The fix that came out of that outage was not a better dashboard. It was accepting that silence itself has to be logged as a fact and checked, not read as good news by default. A loop that goes quiet needs the same thing an agent that claims done needs: something external checking a specific, falsifiable artifact, on a schedule the quiet system does not control. The moment you let "nothing happened" stand in as a form of evidence, you have quietly reintroduced the exact self-report problem you built all this tooling to get rid of, just wearing the costume of an empty inbox instead of a confident sentence.

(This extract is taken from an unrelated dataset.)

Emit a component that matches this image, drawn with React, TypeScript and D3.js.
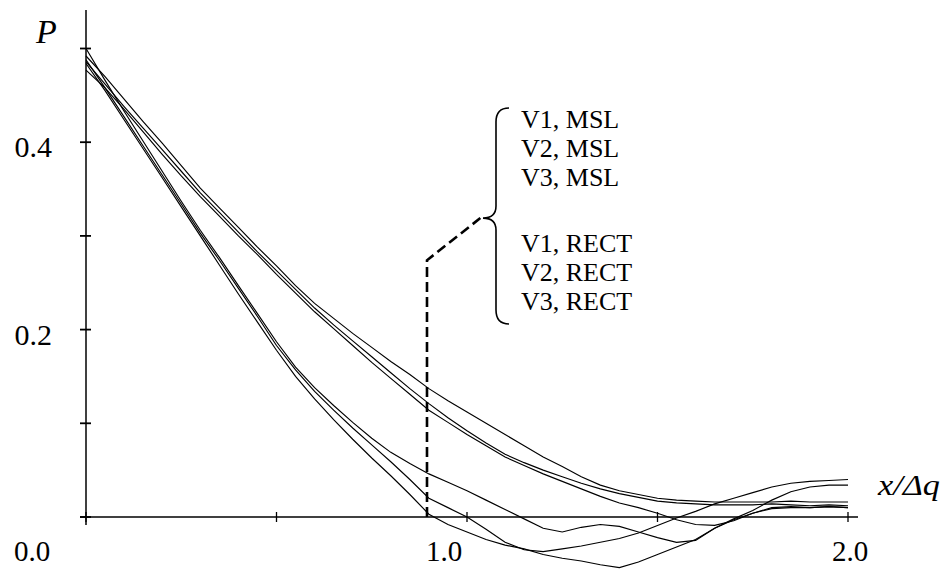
import React from "react";
import * as d3 from "d3";

// x / Δq sample positions
const X_VALUES = [
  0.0, 0.05, 0.1, 0.15, 0.2, 0.25, 0.3, 0.35, 0.4, 0.45,
  0.5, 0.55, 0.6, 0.65, 0.7, 0.75, 0.8, 0.85, 0.9, 0.95,
  1.0, 1.05, 1.1, 1.15, 1.2, 1.25, 1.3, 1.35, 1.4, 1.45,
  1.5, 1.55, 1.6, 1.65, 1.7, 1.75, 1.8, 1.85, 1.9, 1.95, 2.0,
];

// MSL curves (shallower decay)
const V1_MSL = [
  0.492, 0.470, 0.446, 0.422, 0.399, 0.375, 0.351, 0.330, 0.309, 0.288,
  0.268, 0.247, 0.228, 0.212, 0.196, 0.181, 0.166, 0.152, 0.137, 0.124,
  0.112, 0.100, 0.088, 0.076, 0.064, 0.054, 0.043, 0.034, 0.028, 0.024,
  0.020, 0.018, 0.017, 0.016, 0.016, 0.016, 0.016, 0.017, 0.016, 0.016, 0.016,
];
const V2_MSL = [
  0.486, 0.462, 0.438, 0.415, 0.392, 0.369, 0.346, 0.325, 0.304, 0.283,
  0.263, 0.243, 0.223, 0.205, 0.188, 0.171, 0.154, 0.137, 0.121, 0.106,
  0.092, 0.079, 0.067, 0.058, 0.050, 0.043, 0.036, 0.030, 0.025, 0.021,
  0.017, 0.015, 0.014, 0.013, 0.013, 0.013, 0.014, 0.013, 0.012, 0.013, 0.012,
];
const V3_MSL = [
  0.477, 0.458, 0.435, 0.411, 0.387, 0.364, 0.342, 0.321, 0.300, 0.280,
  0.259, 0.239, 0.219, 0.201, 0.183, 0.165, 0.148, 0.131, 0.114, 0.101,
  0.088, 0.076, 0.064, 0.055, 0.046, 0.038, 0.030, 0.022, 0.015, 0.010,
  0.004, -0.003, -0.008, -0.009, -0.004, 0.004, 0.010, 0.011, 0.010, 0.011, 0.010,
];

// RECT curves (steeper decay, undershoot below zero)
const V1_RECT = [
  0.500, 0.466, 0.433, 0.401, 0.369, 0.337, 0.306, 0.277, 0.247, 0.217,
  0.187, 0.160, 0.138, 0.119, 0.101, 0.084, 0.069, 0.057, 0.046, 0.037,
  0.028, 0.018, 0.008, -0.002, -0.012, -0.016, -0.011, -0.008, -0.010, -0.016,
  -0.022, -0.027, -0.025, -0.012, -0.003, 0.004, 0.009, 0.010, 0.010, 0.011, 0.010,
];
const V2_RECT = [
  0.488, 0.458, 0.427, 0.396, 0.365, 0.334, 0.303, 0.274, 0.244, 0.214,
  0.183, 0.157, 0.134, 0.114, 0.095, 0.077, 0.059, 0.040, 0.020, 0.010,
  0.000, -0.013, -0.027, -0.035, -0.037, -0.034, -0.031, -0.027, -0.023, -0.017,
  -0.009, -0.001, 0.006, 0.014, 0.020, 0.026, 0.032, 0.036, 0.038, 0.039, 0.040,
];
const V3_RECT = [
  0.484, 0.455, 0.424, 0.393, 0.362, 0.331, 0.300, 0.269, 0.238, 0.208,
  0.178, 0.150, 0.126, 0.104, 0.083, 0.063, 0.044, 0.024, 0.003, -0.008,
  -0.016, -0.024, -0.030, -0.034, -0.040, -0.044, -0.047, -0.051, -0.054, -0.048,
  -0.040, -0.032, -0.024, -0.012, -0.002, 0.007, 0.018, 0.027, 0.032, 0.034, 0.034,
];

const SERIES = [V1_MSL, V2_MSL, V3_MSL, V1_RECT, V2_RECT, V3_RECT];

const LEGEND_MSL = ["V1, MSL", "V2, MSL", "V3, MSL"];
const LEGEND_RECT = ["V1, RECT", "V2, RECT", "V3, RECT"];

const Y_TICKS = [0, 0.1, 0.2, 0.3, 0.4, 0.5];
const Y_TICK_LABELS = [
  { v: 0.2, t: "0.2" },
  { v: 0.4, t: "0.4" },
];
const X_TICKS = [0, 0.5, 1.0, 1.5, 2.0];
const X_TICK_LABELS = [
  { v: 0.0, t: "0.0", dx: -54 },
  { v: 1.0, t: "1.0", dx: -23 },
  { v: 2.0, t: "2.0", dx: 2 },
];

// annotation connector (data coordinates)
const CONNECTOR_X = 0.895;
const CONNECTOR_TOP = 0.274;
const CONNECTOR_END = [1.035, 0.319];

const FONT = "'Liberation Serif', 'Times New Roman', Times, serif";

export default function App() {
  const W = 948;
  const H = 569;
  const x = d3.scaleLinear().domain([0, 2]).range([86, 848]);
  const y = d3.scaleLinear().domain([0, 0.5]).range([517, 48.5]);

  const line = d3
    .line<number>()
    .x((_, i) => x(X_VALUES[i]))
    .y((d) => y(d))
    .curve(d3.curveLinear);

  const tStyle = { fontFamily: FONT };

  // brace geometry
  const bx = 496;
  const bTop = 108;
  const bBot = 324;
  const bMid = y(CONNECTOR_END[1]);
  const tipX = 483;
  const brace = `M ${bx + 13} ${bTop} Q ${bx} ${bTop} ${bx} ${bTop + 14} L ${bx} ${bMid - 12} Q ${bx} ${bMid} ${tipX} ${bMid} Q ${bx} ${bMid} ${bx} ${bMid + 12} L ${bx} ${bBot - 14} Q ${bx} ${bBot} ${bx + 13} ${bBot}`;

  const legendX = 521;
  const mslBase = 128;
  const rectBase = 252;
  const lh = 29;

  return (
    <svg
      width={W}
      height={H}
      style={{ position: "absolute", left: 0, top: 0, background: "#fff" }}
    >
      <rect width={W} height={H} fill="#fff" />
      {/* axes */}
      <line x1={x(0)} x2={x(0)} y1={10} y2={y(0) + 8} stroke="#000" strokeWidth={1.5} />
      <line x1={x(0) - 6} x2={858} y1={y(0)} y2={y(0)} stroke="#000" strokeWidth={1.6} />
      {Y_TICKS.map((t) => (
        <line key={"yt" + t} x1={x(0) - 6} x2={x(0) + 5} y1={y(t)} y2={y(t)} stroke="#000" strokeWidth={1.8} />
      ))}
      {X_TICKS.map((t) => (
        <line key={"xt" + t} x1={x(t)} x2={x(t)} y1={y(0) - 5} y2={y(0) + 5} stroke="#000" strokeWidth={1.3} />
      ))}
      {Y_TICK_LABELS.map((d) => (
        <text key={"yl" + d.t} x={52} y={y(d.v) + 15} fontSize={30} textAnchor="end" fill="#000" style={tStyle}>
          {d.t}
        </text>
      ))}
      {X_TICK_LABELS.map((d) => (
        <text key={"xl" + d.t} x={x(d.v) + d.dx} y={561} fontSize={29} textAnchor="middle" fill="#000" style={tStyle}>
          {d.t}
        </text>
      ))}
      <text x={36} y={43} fontSize={34} fontStyle="italic" fill="#000" style={tStyle}>
        P
      </text>
      <g transform="translate(878,495) scale(1.18,1)">
        <text x={0} y={0} fontSize={29} fontStyle="italic" fill="#000" style={tStyle}>
          x/Δq
        </text>
      </g>

      {/* curves */}
      {SERIES.map((s, i) => (
        <path key={"s" + i} d={line(s) || ""} fill="none" stroke="#000" strokeWidth={1.15} />
      ))}

      {/* dashed connector */}
      <path
        d={`M ${x(CONNECTOR_X)} ${y(0)} L ${x(CONNECTOR_X)} ${y(CONNECTOR_TOP)} L ${x(CONNECTOR_END[0])} ${y(CONNECTOR_END[1])}`}
        fill="none"
        stroke="#000"
        strokeWidth={2.6}
        strokeDasharray="10 5"
      />
      {/* brace */}
      <path d={brace} fill="none" stroke="#000" strokeWidth={1.6} />

      {/* legend */}
      {LEGEND_MSL.map((t, i) => (
        <text key={t} x={legendX} y={mslBase + i * lh} fontSize={26} fill="#000" style={tStyle}>
          {t}
        </text>
      ))}
      {LEGEND_RECT.map((t, i) => (
        <text key={t} x={legendX} y={rectBase + i * lh} fontSize={26} fill="#000" style={tStyle}>
          {t}
        </text>
      ))}
    </svg>
  );
}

The receipts end the argument. The work stands or it doesn't. I don't ask for evidence because I don't trust the agents. I ask because a confident sentence and an empty channel cost the same to produce whether the underlying work happened or not, and only one of those two things has ever been true at the same time as a hash that checks out, a diff that comes back clean, or a commit range that either does or does not contain the thing you're afraid it contains. Build the system so that the only way to look done is to actually be done, and the self-reports stop mattering, because nobody has to trust them anymore. That is the whole difference between a fleet I can leave running overnight and one I have to sit and watch. Not more confidence in the agents. Just fewer places where a confident sentence and an empty channel get to count as proof.